During the quarter ended June 30, 2006 our general and administrative expenses
increased by $4,366,458 compared to the quarter ended June 30, 2005. While
expenses have risen significantly during the past quarters, we do not expect
such significant expense increases in upcoming quarters. We also anticipate that
we will continue to realize significant increases in revenue as our production
levels continue to increase. Based on these expectations, we anticipate net
losses in upcoming quarters will decrease significantly.

Liquidity and Capital Resources

         Funding for our activities has historically been provided by funds
raised through the sale of our common stock. From inception on May 6, 2003
through June 30, 2006 we have raised $94,626,926 through the sale of our common
stock. As of June 30, 2006 we had cash and cash equivalents of $14,040,451 and

                                       27


held marketable securities totaling $33,456,728. We anticipate our capital
resources in the upcoming three months will likewise consist primarily of
revenue from the sale of oil recovered.

         Our need for capital is primarily to fund our ongoing operations. For
the period from inception on May 6, 2003 through June 30, 2006, we have incurred
capital expenditures of $72,872,721 for exploration, development and acquisition
activities.

Cash Flows

         During the fiscal quarter ended June 30, 2006 cash was primarily used
to fund exploration and development expenditures. We had a net decrease in cash
and cash equivalents of $4,005,672 during the current fiscal quarter. See below
for additional discussion and analysis of cash flow.


                                                        Three months ended     Three months ended
                                                           June 30, 2006           June 30, 2005
                                                      ----------------------- ---------------------
                                                                             
Net cash used in operating activities                      $ (3,154,650)           $ (2,086,880)
Net cash used in investing activities                      $ (6,609,524)           $ (6,102,444)
Net cash provided by financing activities                  $  5,758,502            $  6,085,618
                                                      ----------------------- ---------------------

NET CHANGE IN CASH AND CASH EQUIVALENTS                    $ (4,005,672)           $ (2,103,706)
                                                      ======================= =====================


         We continually evaluate our capital needs and compare them to our
capital resources.
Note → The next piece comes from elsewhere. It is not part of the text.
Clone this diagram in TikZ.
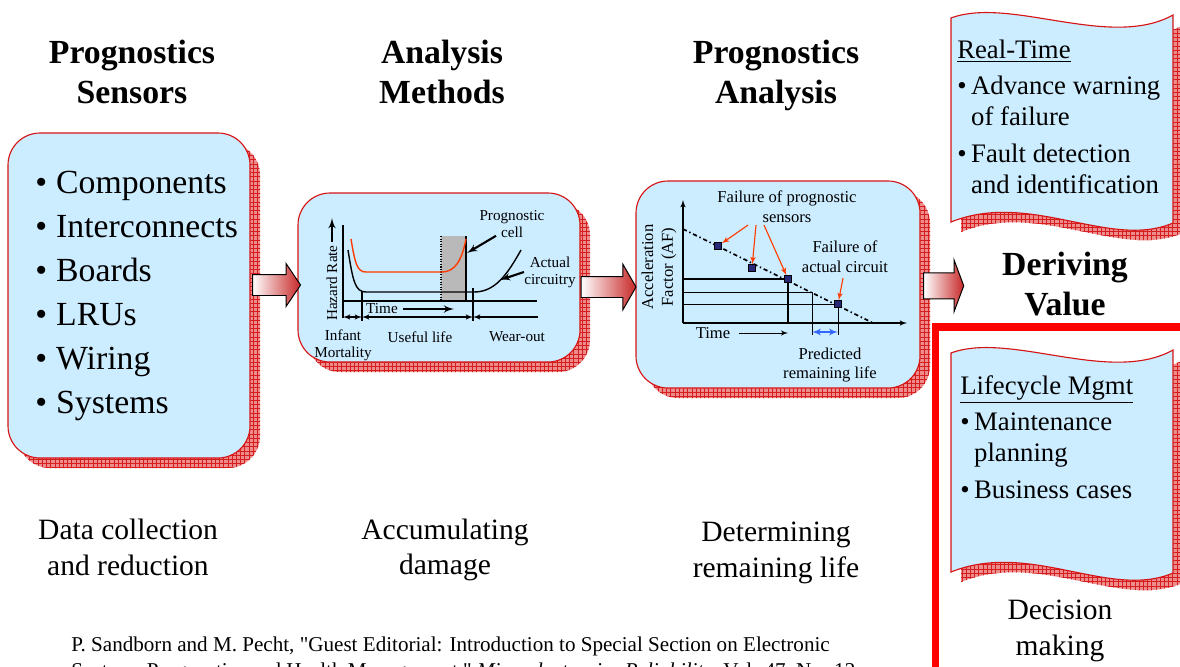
\documentclass[tikz,border=0pt]{standalone}
\usepackage{fontspec}
\setmainfont{Liberation Serif}
\newfontfamily\citefont{Liberation Serif}
\usetikzlibrary{calc,patterns,shapes,arrows}

\definecolor{boxblue}{RGB}{204,236,255}
\definecolor{boxred}{RGB}{215,20,20}
\definecolor{shadowred}{RGB}{236,140,140}
\definecolor{gridred}{RGB}{215,30,30}
\definecolor{arrowred}{RGB}{200,40,40}
\definecolor{curvered}{RGB}{255,60,0}
\definecolor{sqblue}{RGB}{40,40,120}
\definecolor{lifeblue}{RGB}{51,102,255}

\tikzstyle{panel} = [draw=boxred, fill=boxblue, line width=0.8pt, rounded corners=0.8cm]
\tikzstyle{panelshadow} = [fill=shadowred, rounded corners=0.8cm,
postaction={pattern=grid, pattern color=gridred}]
\tikzstyle{wavebox} = [draw=boxred, fill=boxblue, line width=0.8pt]
\tikzstyle{waveshadow} = [fill=shadowred, postaction={pattern=grid, pattern color=gridred}]
\tikzstyle{bigarrow} = [single arrow, draw=black, line width=0.7pt, left color=white,
right color=arrowred, inner xsep=0pt, single arrow head indent=0pt]
\tikzstyle{title} = [align=center, font=\fontsize{24}{28.4}\selectfont\bfseries]
\tikzstyle{caption} = [align=center, font=\fontsize{21}{25.5}\selectfont]
\tikzstyle{tiny} = [align=center, inner sep=0pt, font=\fontsize{10.8}{12}\selectfont]
\tikzstyle{mid} = [align=center, inner sep=0pt, font=\fontsize{11.8}{14}\selectfont]
\tikzstyle{line} = [draw, -latex']
\tikzstyle{thickline} = [draw, line width=1.5pt, -latex']
\tikzstyle{redline} = [draw=curvered, line width=0.8pt, -latex']
\tikzstyle{sq} = [rectangle, draw=black, fill=sqblue, minimum size=0.175cm, inner sep=0pt]

\newcommand{\itembul}[1]{\makebox[#1][l]{\textbullet}}
\newcommand{\wave}[2]{(951,#1) .. controls (1010,#1-22) and (1110,#1+32) .. (1173,#1-3)
-- (1173,#2+1) .. controls (1110,#2+28) and (1030,#2-32) .. (951,#2) -- cycle}

\begin{document}
\begin{tikzpicture}[x=0.025cm, y=-0.025cm]
	\useasboundingbox (0,0) rectangle (1180,666);
	% Titles
	\node [title] (senstitle) at (132,72) {Prognostics\\Sensors};
	\node [title] (anatitle) at (442,72) {Analysis\\Methods};
	\node [title] (progtitle) at (776,75) {Prognostics\\Analysis};
	\node [title] (derive) at (1065,284) {Deriving\\Value};
	
	% Panels
	\fill [panelshadow] (18,143) rectangle (260,468);
	\draw [panel] (8,133) rectangle (250,458);
	\fill [panelshadow] (308,203) rectangle (590,372);
	\draw [panel] (298,193) rectangle (580,362);
	\fill [panelshadow] (646,191) rectangle (930,398);
	\draw [panel] (636,181) rectangle (920,388);
	
	\node [anchor=west, align=left, inner sep=0pt, font=\fontsize{24}{31.3}\selectfont]
	(sensorlist) at (35,296) {\itembul{0.62em}Components\\
		\itembul{0.62em}Interconnects\\
		\itembul{0.62em}Boards\\
		\itembul{0.62em}LRUs\\
		\itembul{0.62em}Wiring\\
		\itembul{0.62em}Systems};
	
	% Hazard rate graph
	\fill [gray!55] (441,236) rectangle (466,301);
	\draw [densely dotted, line width=0.8pt] (441,236) -- (441,301);
	\draw [line width=0.8pt] (466,236) -- (466,301);
	\draw [line width=0.8pt] (343,225) -- (343,318);
	\draw [line width=0.8pt] (343,301) -- (537,301);
	\draw [curvered, line width=1pt] (351,239) .. controls (355,263) and (357,272) .. (366,272)
	-- (442,272) .. controls (455,272) and (462,260) .. (466,239);
	\draw [line width=1pt] (348,250) .. controls (353,281) and (355,292) .. (366,292)
	-- (474,292) .. controls (495,292) and (507,275) .. (521,250);
	\draw [line width=0.8pt] (362,292) -- (362,321);
	\draw [line width=0.8pt] (473,288) -- (473,321);
	\draw [line width=0.8pt, latex'-latex'] (343,317) -- (362,317);
	\draw [line width=0.8pt, latex'-latex'] (362,317) -- (473,317);
	\draw [line width=0.8pt, latex'-] (473,317) -- (538,317);
	
	\node [tiny, rotate=90] (hazard) at (332,283) {Hazard Rate};
	\draw [thickline] ([yshift=2pt]hazard.east) -- ++(0,-24);
	\node [tiny] (time1) at (382,309) {Time};
	\coordinate (time1end) at (454,309);
	\draw [thickline] ($(time1.east)+(5,0)$) -- (time1end);
	\node [tiny] (cell) at (512,224) {Prognostic\\cell};
	\coordinate (celltip) at (467,253);
	\draw [thickline] ($(cell.south)+(-16,-2)$) -- (celltip);
	\node [tiny] (actual) at (550,272) {Actual\\circuitry};
	\coordinate (actualtip) at (500,280);
	\draw [thickline] (actual.west) -- (actualtip);
	\node [tiny] (infant) at (343,345) {Infant\\Mortality};
	\node [tiny] (useful) at (420,337) {Useful life};
	\node [tiny] (wearout) at (517,337) {Wear-out};
	
	% Acceleration factor graph
	\draw [line, line width=0.8pt] (683,323) -- (683,200);
	\draw [line, line width=0.8pt] (683,323) -- (907,323);
	\draw [line width=1.2pt, dash pattern=on 3pt off 2pt on 1pt off 2pt] (683,229) -- (873,323);
	\draw [line width=1.4pt] (683,279) -- (788,279) -- (788,323);
	\draw [line width=0.7pt] (683,292) -- (812,292) -- (812,335);
	\draw [line width=0.7pt] (683,304) -- (838,304) -- (838,335);
	\draw [lifeblue, line width=1.2pt, latex'-latex'] (812,332) -- (838,332);
	\node [sq] (sq1) at (718,246) {};
	\node [sq] (sq2) at (752,268) {};
	\node [sq] (sq3) at (788,279) {};
	\node [sq] (sq4) at (838,304) {};
	
	\node [mid, rotate=90] (accel) at (659,267) {Acceleration\\Factor (AF)};
	\node [mid] (time2) at (713,333) {Time};
	\coordinate (time2end) at (788,333);
	\draw [line, line width=0.7pt] ($(time2.east)+(8,0)$) -- (time2end);
	\node [mid] (failsens) at (787,207) {Failure of prognostic\\sensors};
	\draw [redline] ($(failsens.south)+(-39,2)$) -- (sq1);
	\draw [redline] ($(failsens.south)+(-31,2)$) -- (sq2);
	\draw [redline] ($(failsens.south)+(-23,2)$) -- (sq3);
	\node [mid] (failact) at (845,257) {Failure of\\actual circuit};
	\draw [redline] ($(failact.south)+(-2,5)$) -- (sq4);
	\node [mid] (predicted) at (830,365) {Predicted\\remaining life};
	
	% Block arrows
	\node [bigarrow, minimum height=1.2cm, inner ysep=0.25cm, single arrow head extend=0.275cm,
	single arrow tip angle=112] (arr1) at (273,285) {};
	\node [bigarrow, minimum height=1.375cm, inner ysep=0.25cm, single arrow head extend=0.31cm,
	single arrow tip angle=120] (arr2) at (605.5,287) {};
	\node [bigarrow, minimum height=1cm, inner ysep=0.3125cm, single arrow head extend=0.325cm,
	single arrow tip angle=139] (arr3) at (941.3,285.8) {};
	
	% Deriving value
	\fill [waveshadow, shift={(10,10)}] \wave{18}{222};
	\draw [wavebox] \wave{18}{222};
	\node [anchor=west, align=left, inner sep=0pt, font=\fontsize{19}{22}\selectfont]
	(realtime) at (957,117) {\underline{Real-Time}\\[3.6pt]
		\itembul{0.52em}Advance warning\\
		\hspace*{0.52em}of failure\\[4.3pt]
		\itembul{0.52em}Fault detection\\
		\hspace*{0.52em}and identification};
	
	\draw [red, line width=5pt] (935.5,700) -- (935.5,327) -- (1200,327);
	\fill [waveshadow, shift={(10,10)}] \wave{353}{572};
	\draw [wavebox] \wave{353}{572};
	\node [anchor=west, align=left, inner sep=0pt, font=\fontsize{19}{22}\selectfont]
	(lifecycle) at (960,437) {\underline{Lifecycle Mgmt}\\[3.6pt]
		\itembul{0.52em}Maintenance\\
		\hspace*{0.52em}planning\\[4.3pt]
		\itembul{0.52em}Business cases};
	
	% Captions
	\node [caption] (cap1) at (128,547) {Data collection\\and reduction};
	\node [caption] (cap2) at (445,550) {Accumulating\\damage};
	\node [caption] (cap3) at (776,553) {Determining\\remaining life};
	\node [caption] (cap4) at (1060,630.5) {Decision\\making};
	
	\node [anchor=west, inner sep=0pt, font=\citefont\fontsize{15}{18}\selectfont] (cite1) at (71,646)
	{P. Sandborn and M. Pecht, "Guest Editorial: Introduction to Special Section on Electronic};
	\node [anchor=west, inner sep=0pt, font=\citefont\fontsize{15}{18}\selectfont] (cite2) at (71,672)
	{Systems Prognostics and Health Management," \textit{Microelectronics Reliability}, Vol. 47, No. 12,};
\end{tikzpicture}
\end{document}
Our budgeted capital expenditures for the current fiscal year
were about $60 million to $70 million for exploration, development, production
and acquisitions. At the time the budget was prepared, we believed our
production would be sufficient to allow us to generate enough revenue from oil
sales to finance the gap of $10 million to $20 million required for our planned
exploration, development, production and acquisitions. However, the drilling
schedules we initially anticipated have been delayed and production has
developed more slowly than expected. We are currently reviewing the assumptions
made in formulating our budget and considering revisions to our annual budget to
take into account oil production volumes and revenue to ensure we have
sufficient capital to meet our operational needs.

         During the quarter ended June 30, 2006, we spent $6 million in
exploration, development and production. We funded these expenditures primarily
from cash on hand and oil sales revenue. We anticipate a significant increase in
revenue during the upcoming year due to drilling of new wells, increasing of
production rate for existing wells and favorable world market prices.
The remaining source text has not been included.